◆ What the task requires
Output every line of the material exactly, omitting images.
-------- Information provided --------
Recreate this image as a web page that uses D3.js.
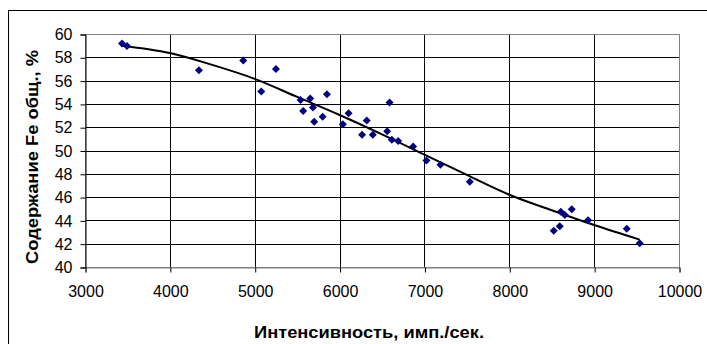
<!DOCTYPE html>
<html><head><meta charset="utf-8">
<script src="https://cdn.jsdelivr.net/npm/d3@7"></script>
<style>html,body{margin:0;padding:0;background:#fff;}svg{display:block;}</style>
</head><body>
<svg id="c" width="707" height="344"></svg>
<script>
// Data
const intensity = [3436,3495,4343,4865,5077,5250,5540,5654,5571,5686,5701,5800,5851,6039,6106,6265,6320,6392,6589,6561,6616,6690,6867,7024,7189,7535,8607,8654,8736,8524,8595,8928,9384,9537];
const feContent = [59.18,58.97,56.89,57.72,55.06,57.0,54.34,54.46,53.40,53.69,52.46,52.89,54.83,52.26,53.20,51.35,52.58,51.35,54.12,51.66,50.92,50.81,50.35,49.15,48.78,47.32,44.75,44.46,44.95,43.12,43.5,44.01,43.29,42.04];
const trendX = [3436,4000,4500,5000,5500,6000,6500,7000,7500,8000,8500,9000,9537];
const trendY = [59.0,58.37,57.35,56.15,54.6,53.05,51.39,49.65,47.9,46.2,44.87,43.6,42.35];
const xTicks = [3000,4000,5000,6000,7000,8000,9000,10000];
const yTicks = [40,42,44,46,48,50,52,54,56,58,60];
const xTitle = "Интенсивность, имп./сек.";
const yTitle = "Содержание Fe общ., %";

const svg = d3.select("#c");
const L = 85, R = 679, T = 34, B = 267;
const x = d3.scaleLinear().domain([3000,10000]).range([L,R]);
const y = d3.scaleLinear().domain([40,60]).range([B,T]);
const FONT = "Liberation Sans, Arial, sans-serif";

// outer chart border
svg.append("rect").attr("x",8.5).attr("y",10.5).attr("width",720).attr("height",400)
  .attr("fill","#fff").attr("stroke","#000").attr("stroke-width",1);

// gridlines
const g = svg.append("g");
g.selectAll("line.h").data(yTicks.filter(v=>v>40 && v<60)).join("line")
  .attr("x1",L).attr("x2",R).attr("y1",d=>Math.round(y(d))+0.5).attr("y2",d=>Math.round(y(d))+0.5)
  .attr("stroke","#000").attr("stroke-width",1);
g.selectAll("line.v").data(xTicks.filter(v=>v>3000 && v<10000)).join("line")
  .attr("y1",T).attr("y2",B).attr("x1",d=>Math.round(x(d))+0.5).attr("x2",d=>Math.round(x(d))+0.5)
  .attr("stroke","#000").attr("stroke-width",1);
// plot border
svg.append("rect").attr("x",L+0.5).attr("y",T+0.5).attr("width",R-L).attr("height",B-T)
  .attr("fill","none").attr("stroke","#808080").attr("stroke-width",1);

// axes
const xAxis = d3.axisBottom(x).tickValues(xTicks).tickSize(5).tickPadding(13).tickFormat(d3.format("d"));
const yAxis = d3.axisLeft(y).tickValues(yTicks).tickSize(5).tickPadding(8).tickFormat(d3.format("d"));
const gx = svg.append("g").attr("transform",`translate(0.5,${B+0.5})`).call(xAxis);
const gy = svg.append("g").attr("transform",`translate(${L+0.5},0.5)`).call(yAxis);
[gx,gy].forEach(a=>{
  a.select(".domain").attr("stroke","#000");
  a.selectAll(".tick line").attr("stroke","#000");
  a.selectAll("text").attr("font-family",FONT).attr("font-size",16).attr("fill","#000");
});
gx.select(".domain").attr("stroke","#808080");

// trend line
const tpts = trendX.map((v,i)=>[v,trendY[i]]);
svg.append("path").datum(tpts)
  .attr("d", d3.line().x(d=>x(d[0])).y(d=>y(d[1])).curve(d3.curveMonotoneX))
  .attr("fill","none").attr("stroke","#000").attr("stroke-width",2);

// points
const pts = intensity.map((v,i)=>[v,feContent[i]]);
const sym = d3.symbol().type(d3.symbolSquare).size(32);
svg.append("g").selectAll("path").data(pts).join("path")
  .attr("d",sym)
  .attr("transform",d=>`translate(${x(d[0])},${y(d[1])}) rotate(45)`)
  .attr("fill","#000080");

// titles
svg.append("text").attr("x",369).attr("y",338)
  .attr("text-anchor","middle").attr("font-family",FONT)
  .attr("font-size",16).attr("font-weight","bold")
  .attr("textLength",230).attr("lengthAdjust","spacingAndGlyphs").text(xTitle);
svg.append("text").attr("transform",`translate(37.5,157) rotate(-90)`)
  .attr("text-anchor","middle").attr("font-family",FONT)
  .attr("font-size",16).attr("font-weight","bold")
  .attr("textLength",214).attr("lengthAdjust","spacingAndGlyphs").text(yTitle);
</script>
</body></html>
--------
◆ Expected output
Recreate this image as a web page that uses D3.js.
<!DOCTYPE html>
<html><head><meta charset="utf-8">
<script src="https://cdn.jsdelivr.net/npm/d3@7"></script>
<style>html,body{margin:0;padding:0;background:#fff;}svg{display:block;}</style>
</head><body>
<svg id="c" width="707" height="344"></svg>
<script>
// Data
const intensity = [3436,3495,4343,4865,5077,5250,5540,5654,5571,5686,5701,5800,5851,6039,6106,6265,6320,6392,6589,6561,6616,6690,6867,7024,7189,7535,8607,8654,8736,8524,8595,8928,9384,9537];
const feContent = [59.18,58.97,56.89,57.72,55.06,57.0,54.34,54.46,53.40,53.69,52.46,52.89,54.83,52.26,53.20,51.35,52.58,51.35,54.12,51.66,50.92,50.81,50.35,49.15,48.78,47.32,44.75,44.46,44.95,43.12,43.5,44.01,43.29,42.04];
const trendX = [3436,4000,4500,5000,5500,6000,6500,7000,7500,8000,8500,9000,9537];
const trendY = [59.0,58.37,57.35,56.15,54.6,53.05,51.39,49.65,47.9,46.2,44.87,43.6,42.35];
const xTicks = [3000,4000,5000,6000,7000,8000,9000,10000];
const yTicks = [40,42,44,46,48,50,52,54,56,58,60];
const xTitle = "Интенсивность, имп./сек.";
const yTitle = "Содержание Fe общ., %";

const svg = d3.select("#c");
const L = 85, R = 679, T = 34, B = 267;
const x = d3.scaleLinear().domain([3000,10000]).range([L,R]);
const y = d3.scaleLinear().domain([40,60]).range([B,T]);
const FONT = "Liberation Sans, Arial, sans-serif";

// outer chart border
svg.append("rect").attr("x",8.5).attr("y",10.5).attr("width",720).attr("height",400)
  .attr("fill","#fff").attr("stroke","#000").attr("stroke-width",1);

// gridlines
const g = svg.append("g");
g.selectAll("line.h").data(yTicks.filter(v=>v>40 && v<60)).join("line")
  .attr("x1",L).attr("x2",R).attr("y1",d=>Math.round(y(d))+0.5).attr("y2",d=>Math.round(y(d))+0.5)
  .attr("stroke","#000").attr("stroke-width",1);
g.selectAll("line.v").data(xTicks.filter(v=>v>3000 && v<10000)).join("line")
  .attr("y1",T).attr("y2",B).attr("x1",d=>Math.round(x(d))+0.5).attr("x2",d=>Math.round(x(d))+0.5)
  .attr("stroke","#000").attr("stroke-width",1);
// plot border
svg.append("rect").attr("x",L+0.5).attr("y",T+0.5).attr("width",R-L).attr("height",B-T)
  .attr("fill","none").attr("stroke","#808080").attr("stroke-width",1);

// axes
const xAxis = d3.axisBottom(x).tickValues(xTicks).tickSize(5).tickPadding(13).tickFormat(d3.format("d"));
const yAxis = d3.axisLeft(y).tickValues(yTicks).tickSize(5).tickPadding(8).tickFormat(d3.format("d"));
const gx = svg.append("g").attr("transform",`translate(0.5,${B+0.5})`).call(xAxis);
const gy = svg.append("g").attr("transform",`translate(${L+0.5},0.5)`).call(yAxis);
[gx,gy].forEach(a=>{
  a.select(".domain").attr("stroke","#000");
  a.selectAll(".tick line").attr("stroke","#000");
  a.selectAll("text").attr("font-family",FONT).attr("font-size",16).attr("fill","#000");
});
gx.select(".domain").attr("stroke","#808080");

// trend line
const tpts = trendX.map((v,i)=>[v,trendY[i]]);
svg.append("path").datum(tpts)
  .attr("d", d3.line().x(d=>x(d[0])).y(d=>y(d[1])).curve(d3.curveMonotoneX))
  .attr("fill","none").attr("stroke","#000").attr("stroke-width",2);

// points
const pts = intensity.map((v,i)=>[v,feContent[i]]);
const sym = d3.symbol().type(d3.symbolSquare).size(32);
svg.append("g").selectAll("path").data(pts).join("path")
  .attr("d",sym)
  .attr("transform",d=>`translate(${x(d[0])},${y(d[1])}) rotate(45)`)
  .attr("fill","#000080");

// titles
svg.append("text").attr("x",369).attr("y",338)
  .attr("text-anchor","middle").attr("font-family",FONT)
  .attr("font-size",16).attr("font-weight","bold")
  .attr("textLength",230).attr("lengthAdjust","spacingAndGlyphs").text(xTitle);
svg.append("text").attr("transform",`translate(37.5,157) rotate(-90)`)
  .attr("text-anchor","middle").attr("font-family",FONT)
  .attr("font-size",16).attr("font-weight","bold")
  .attr("textLength",214).attr("lengthAdjust","spacingAndGlyphs").text(yTitle);
</script>
</body></html>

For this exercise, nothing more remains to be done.